15 avril 2019. Le monde entier retient son souffle après la sidération des premières images qui ont inondé les écrans dès la fin de journée, de New York à Pékin. Alors que les flammes ravagent la flèche de Notre-Dame et sa toiture, le monument va-t-il être réduit à néant comme un château de cartes ? La capitale va-t-elle perdre son insigne cathédrale, ce chef-d’œuvre de l’art gothique francilien ? Il s’en est fallu de peu. Plusieurs piliers de la nef, au nord, ont en effet subi un très fort choc thermique suite à l’effondrement de poutres de la charpente en feu.
« Ils ont été très vite corsetés. Si ces piliers avaient explosé à cause de la chaleur, tout se serait effondré », explique Dany Sandron, professeur d’histoire de l’art et d’archéologie à la Sorbonne, sollicité, début 2021, pour coordonner un groupe de recherche sur le décor de la cathédrale. De fait, l’extraordinaire qualité architecturale de l’édifice, pensé par un maître maçon du XIIe siècle demeuré encore aujourd’hui anonyme, l’a en grande partie sauvée.
« Notre-Dame a été une étape clé dans cette course au gigantisme qui se poursuivra sur tous les chantiers de cathédrales. »
Dany Sandron
Car au-delà de sa dimension symbolique, Notre-Dame fut bel et bien le fruit d’une révolution architecturale, celle du gothique, initiée certes une vingtaine d’années plus tôt, vers 1140, dans le chœur de l’abbatiale de Saint-Denis, mais portée à son sommet à Paris, grâce à l’ambition (et aux moyens financiers) de l’évêque Maurice de Sully. « Par cette échelle, il s’agissait de manifester la puissance de l’Église, avec l’aval du roi de France, précise Dany Sandron. Notre-Dame a été une étape clé dans cette course au gigantisme qui se poursuivra sur tous les chantiers de cathédrales. Gigantisme mais aussi très grande légèreté. »

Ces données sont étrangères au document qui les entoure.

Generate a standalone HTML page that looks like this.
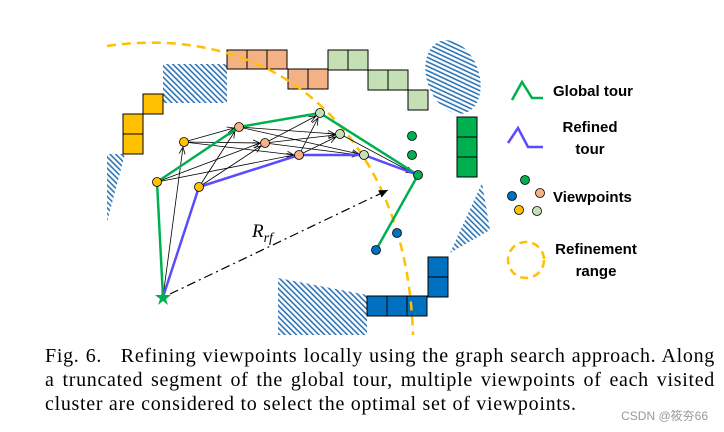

Une cathédrale en perpétuel renouvellement
Comme la plupart de ces colosses de pierre, la cathédrale de Paris sera érigée sur un temps long, en différentes phases ; son architecture sera modifiée à plusieurs reprises, principalement aux XIIIe et XIXe siècles. Mais son parti d’origine, même s’il fut quelque peu altéré par le temps, lui a permis de conserver, au fil des siècles, cette unité. Cela grâce à un plan simple sans transept débordant, à double collatéral de même hauteur (à l’origine sans arcs-boutants à l’extérieur), provoquant un effet de volume unique. Et une magistrale élévation intérieure, d’abord à quatre niveaux ramenés à trois au XIIIe siècle, avec des voûtes s’élevant à 33 mètres de hauteur. Dans les années 1170, un nouveau maître maçon y apporta une touche subtile : il introduisit le délit, c’est-à-dire des colonnettes monolithes d’une extrême finesse, filant jusqu’au départ des voûtes dans un délicat effet de verticalité. Un troisième et un quatrième architecte bâtirent ensuite le massif occidental et sa façade avec galerie des rois et le raccordèrent à la nef.